Bugün, birkaç yıldır geçmediğim bir sokakta ‘yenileniş’ bir okul gördüm. On yaşın üzerindeki çocuklar bahçede koşuyorlardı. ‘Güzel şey çocuk olmak’ diye geçirdim içimden. Hemen okul karşısında bir işyeri vardı tanıdığım. Selamlayarak okulu gösterdim; güzel olmuş…
Oturduk-söyleştik! Bir sor bin işit, derler ya; dolmuş adam! ‘neler yaşandı bir bilsen’ diye başladı. Üç yıl önce eski bina yıkılmış. Öğrenciler başka okullara dağıtılmış. Geçtiğimiz yıl da kısa sürede yenisi yapılmış… Buraya dek her şey güzel… Öğrenciler için bir okul yapılmış! ‘Deme’ dedi! ‘Neden’ dedim! ‘Atatürk okuluydu bu’ dedi! ‘Şimdi’ dedim. Sustu; konuşmadı…
Cumhuriyet’i yükseltecek kuşaklar yetiştirilecek böyle! Eğitim çıtalarına ‘tutu’ konarak böyle!
***
Yaşama konuldu ‘tutu’, işe konuldu ‘tutu’; şimdi sıra sağlıkta…
Bir bireyin, ailenin, kentin, toplumun sağlık konusunda yaşayacağı sorunlar ‘yalnız’ birey için değil ülke için önemlidir. Sağlıksız birey; sağlıksız aile, sağlıksız kent, sağlıksız toplum anlamını da taşır. Sağlık sorununa çözüm aramadıkça kalıcılığının önüne geçilemez. Kalıcı-süren sağlık sorunu, toplum ya da toplumların da içini boşalır, yaşamı yaşanılır olmaktan çıkar…

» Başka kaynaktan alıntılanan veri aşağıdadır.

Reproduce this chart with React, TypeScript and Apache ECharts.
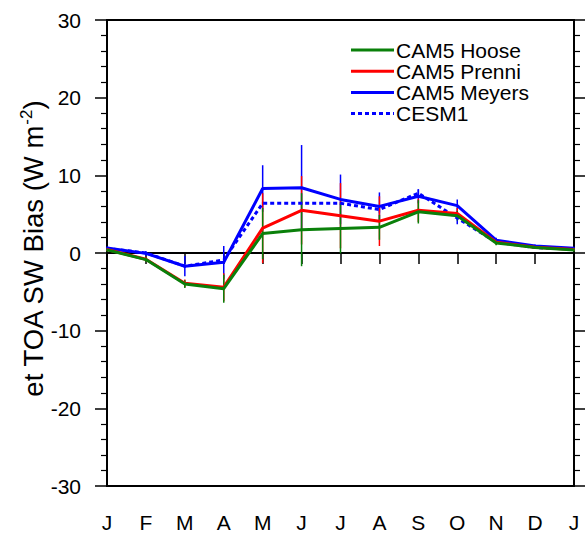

NBŞ konuşuluyor. Bakanlık raporunda ‘sakkoroz ile NBŞ içeren besinlerin tüketimi metabolik hastalıkların yanı sıra obezite ile ilişkili çeşitli kanser türlerinin gelişimine zemin hazırlamaktadır’ denilmesine karşın, nişasta bazlı şekerin kullanımının önünü açacak şeker fabrikalarının satışından vazgeçildiği söylenmediği gibi, doğabilecek onlarca sağlık sorununa karşın satışı savunuluyor!
Araştırmacılar her tür hastalığın katlanarak büyüdüğünü söylüyor, hastanelere-sağlık kurumlarına giden hastaların iyileşme olasılıklarının düşük olduğunu dile getiriyor!